Nos países do norte da Europa ninguém confunde, talvez por um nível de educação mais avançado, engenheiros e arquitetos. Apesar de não estar no papel, não se confunde. No sul da Europa está mais regulamentado, com as funções de uns e outros definidas.

A tentação histórica de recorrer a engenheiros será pelos arquitetos serem mais careiros?

Não sei se o arquiteto é mais caro do que o engenheiro porque não faço esses estudos de mercado e recuso-me a aceitar que os engenheiros façam projetos de arquitetura. Mas uma coisa posso garantir: a obra desenhada por um arquiteto não é mais cara do que a desenhada por um engenheiro.
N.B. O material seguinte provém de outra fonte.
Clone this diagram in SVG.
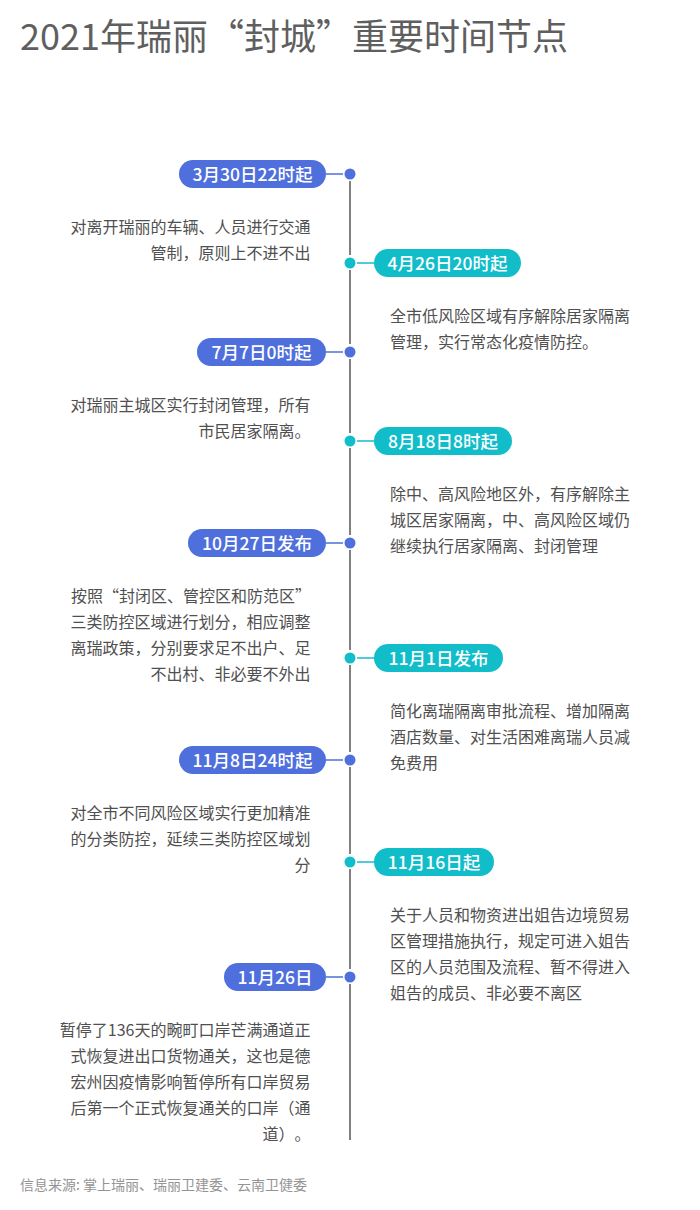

E é fácil perceber porquê: um arquiteto leva o desenho da obra ao detalhe e, portanto, tudo está muito mais previsto desde o inicio.

Há menos derrapagens?

Exatamente. A obra do engenheiro deixa tudo muito mais à consideração do tempo.

Os arquitetos não desenharão também coisas impraticáveis?

Não tenho essa experiência, mas somos 24 mil. Trabalho com vários engenheiros e, de cada coisa que faço, pergunto ao engenheiro se pode ser. E cada coisa que o engenheiro pensa que poderia caber no projeto também diz. Espanta-me este apoio que a Ordem dos Engenheiros decidiu dar a estas pessoas que têm uma visão anacrónica.

Não haverá também uma certa luta de classes: uma pessoa para tirar Arquitetura precisa de média de 16, 17 ou 18 e para Engenharia são médias menores.

Isso não existe. Aliás a prova de que não existe são estes mesmos engenheiros que querem os seus direitos adquiridos. Hoje as médias são mais altas, mas estes mesmos engenheiros que agora querem ser reconhecidos quando se formaram as médias eram mais ou menos equivalentes e ninguém escolhia por aí. Para ir para Arquitetura era mais ou dois valores e era porque havia menos cursos. Estamos a falar de um caso de exceção e de um parlamento que resolve dedicar parte do seu tempo no meio de coisas dramáticas como o incêndio em Pedrógão ou o roubo em Tancos a um grupo que devia ter usado o período de transição para fazer o curso e hoje estar a trabalhar como outros estão, em vez deste desenrascanço à ultima hora.